Johann Wolfgang von Goethe
1749 - 1832
Johann Wolfgang von Goethe matters here not simply as a towering literary figure, but as a revealing counterweight in the moral and intellectual anatomy of Schopenhauer’s world. Goethe represented a different response to complexity: not denial, not system-building, but disciplined receptivity. He watched the world with a mixture of curiosity, restraint, and aesthetic confidence, as if the flux of nature and feeling could be met without panic. That posture fascinated Schopenhauer. It also exposed his own wound. Where Goethe seemed to metabolize contradiction into form, Schopenhauer turned contradiction into metaphysics.
The psychological distance between them is striking. Goethe appears as the sovereign observer, someone who trusted that careful attention could disclose order without coercion. He was drawn to metamorphosis, development, and organic wholeness, and he cultivated a public image of composure and breadth. Yet that composure had its costs. Goethe’s authority often rested on self-command so severe that it could become emotional withholding. He could honor beauty while keeping himself aloof from the claims of ordinary intimacy, ambition, and suffering. The result was not innocence but mastery: a life organized around control, refinement, and a refusal to be diminished by chaos. In that sense, his serenity was purchased, not given.
Schopenhauer admired this deeply, and that admiration is psychologically revealing. He saw in Goethe a mind capable of attending to nature, art, and feeling without collapsing them into abstraction. He also saw the version of himself he could not become. Goethe’s cultivated wholeness implied that life might be interpreted, even absorbed, through perception and form. Schopenhauer wanted that same seriousness toward experience, but he doubted that any harmony was ultimately real. The admiration therefore came paired with resistance. Goethe’s example showed that beauty can be treated as philosophically serious; Schopenhauer accepted that premise, then converted it into a darker conclusion: contemplation offers only temporary release from willing, not reconciliation with existence.
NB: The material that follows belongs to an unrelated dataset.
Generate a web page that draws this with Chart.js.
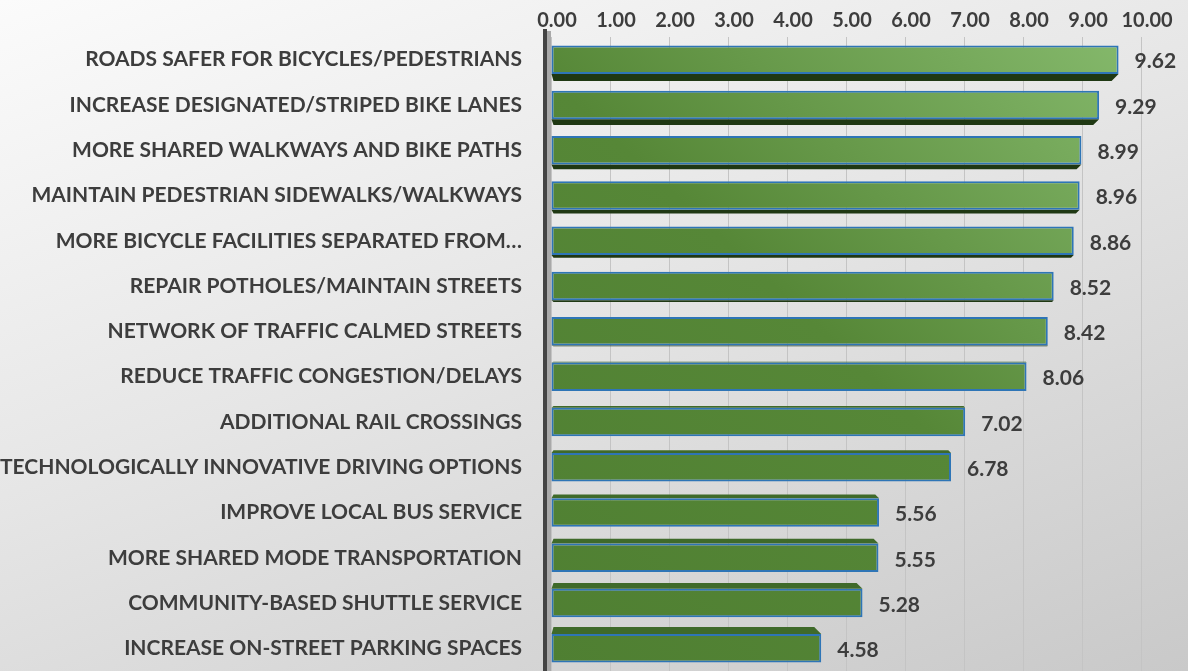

This is where the comparison becomes morally consequential. Goethe’s public persona as a universal humanist can obscure the extent to which his greatness depended on distance—from scandal, from raw extremity, from the claims of others. His art often enlarged life, but his authority could also flatten those who lacked his stature. He was not a man of comforting equality. He was a man of shape, and shape always implies selection. The cost to others was subtle but real: they encountered not a confessor, but a form-giver who could transform lives into material for insight. The cost to himself was the burden of sustaining that form, of remaining luminous, usable, and intact.
For Schopenhauer, Goethe became a kind of mirror and reproach. The poet-philosopher of metamorphosis and proportion stood near the philosopher of renunciation and suffering, and the proximity clarifies both. Goethe shows that Schopenhauer was not driven by mere hatred of life. He could recognize grandeur, beauty, and artistic truth with uncommon sensitivity. But he refused to let beauty absolve pain. That refusal is the heart of his originality. Goethe offered a model of attentive life; Schopenhauer turned that attentiveness into an argument for escape.